As I was taught, for example:
0.025 = 0.02
0.035 = 0.04
Autocad results:
0.025 = 0.02
0.035 = 0.03
What state are you in Conrad? Is this part of eplan?
Seb, post: 394388, member: 7509 wrote: What state are you in Conrad? Is this part of eplan?
Hello Seb, I'm in NSW, but none of this has to do with ePlan TIFF or the turd that is LandXML
Here in Tassie, we are about to have a discussion about what is and what isn't required on survey notes. This is being driven by the eplan idea and I'm worried that a lot of the info currently shown will be deemed surplus in today's coordinated era.
We currently have a plan of survey that has distances rounded to two places and rounded bearings (different roundings dependent on length). We also have survey notes that show everything to the mm.
Seb, post: 394405, member: 7509 wrote: We currently have a plan of survey that has distances rounded to two places and rounded bearings (different roundings dependent on length). We also have survey notes that show everything to the mm.

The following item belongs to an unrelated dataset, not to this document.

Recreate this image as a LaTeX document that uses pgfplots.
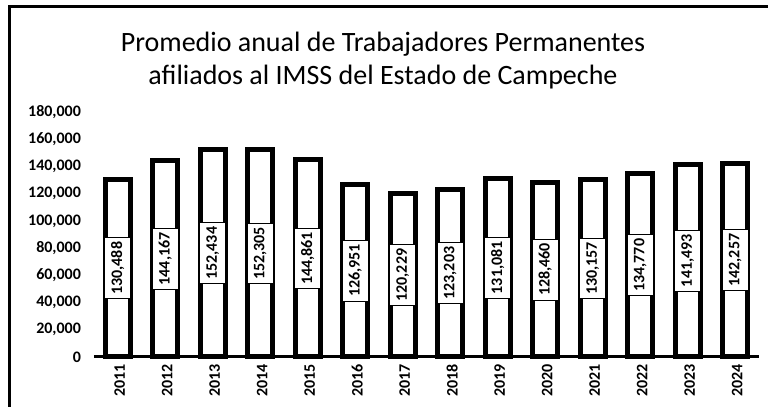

As for me, I'd rather have a list of the coordinates of the various marks and corners shown on a plan with their uncertainties with respect to some permanent and reproducible datum. In modern practice, it's routinely possible to have coordinates kilometers apart with relative uncertainties at the 5mm level, so why isn't it more direct to say as much instead of trying to make the bearings and distances along the chain of connections between them more clumsily express the idea?
Isn't the real point of the bearings and distances to allow the computation of the actual relative coordinates of the various points positioned by the survey as well as providing an independent check upon any coordinates stated on the plan?
Conrad, post: 394301, member: 6642 wrote: The people I've asked about rounding their measurements seem to see it as some kind of indirect statement about the achievable accuracy by a cadastral surveyor. I'd think this could be better conveyed by a direct statement of accuracy on the plan face, if the recording authority permitted it. Just tell people directly what to expect.
Absolutely. More consistent with modern practice, too.
A Harris, post: 394387, member: 81 wrote:
As I was taught, for example:
0.025 = 0.02
0.035 = 0.04
Autocad results:
0.025 = 0.02
0.035 = 0.03
It seems you were taught bankers' rounding: towards even from the middle
A Harris, post: 394387, member: 81 wrote: I have never accepted the numbers that Autocad based software spits out.
The rules of rounding I learned do not apply in their software and most of the time when there is one length on one side of a line and multiple lengths displayed for the breakdown of the other side of the line, the values rarely add up to the same value.
I am always having to edit each segment of cad produced labeling against the rules of rounding as my mentor taught and it is a process that includes inversing between each segment and noting each value to 3 or more decimal places and correcting them as I go.
As I was taught, for example:
0.025 = 0.02
0.035 = 0.04
Autocad results:
0.025 = 0.02
0.035 = 0.03
There's a way to change how AutoCAD rounds but I don't remember the setting off the top of my head.
Stephen Ward, post: 394436, member: 1206 wrote: There's a way to change how AutoCAD rounds but I don't remember the setting off the top of my head.
The way I control autocad's rounding is to click the little red X at the top right hand corner, then load surveying software!
Sorry, cheap shot, I know...
Conrad, post: 394403, member: 6642 wrote: Hello Seb, I'm in NSW, but none of this has to do with ePlan TIFF or the turd that is LandXML
What are your issues with LandXML? I rarely deal with it, but my sense is that it is a good format / standard.
.025' = .02' or .03'.... I think we are splitting hairs here.
Rich., post: 394483, member: 10450 wrote: .025' = .02' or .03'.
The purpose of rounding to the even number, instead of always up or always down, it to avoid the accumulation of a slight bias. If you need to add up a lot of numbers that have been rounded the same direction the total will be further from the unrounded total than if you round even.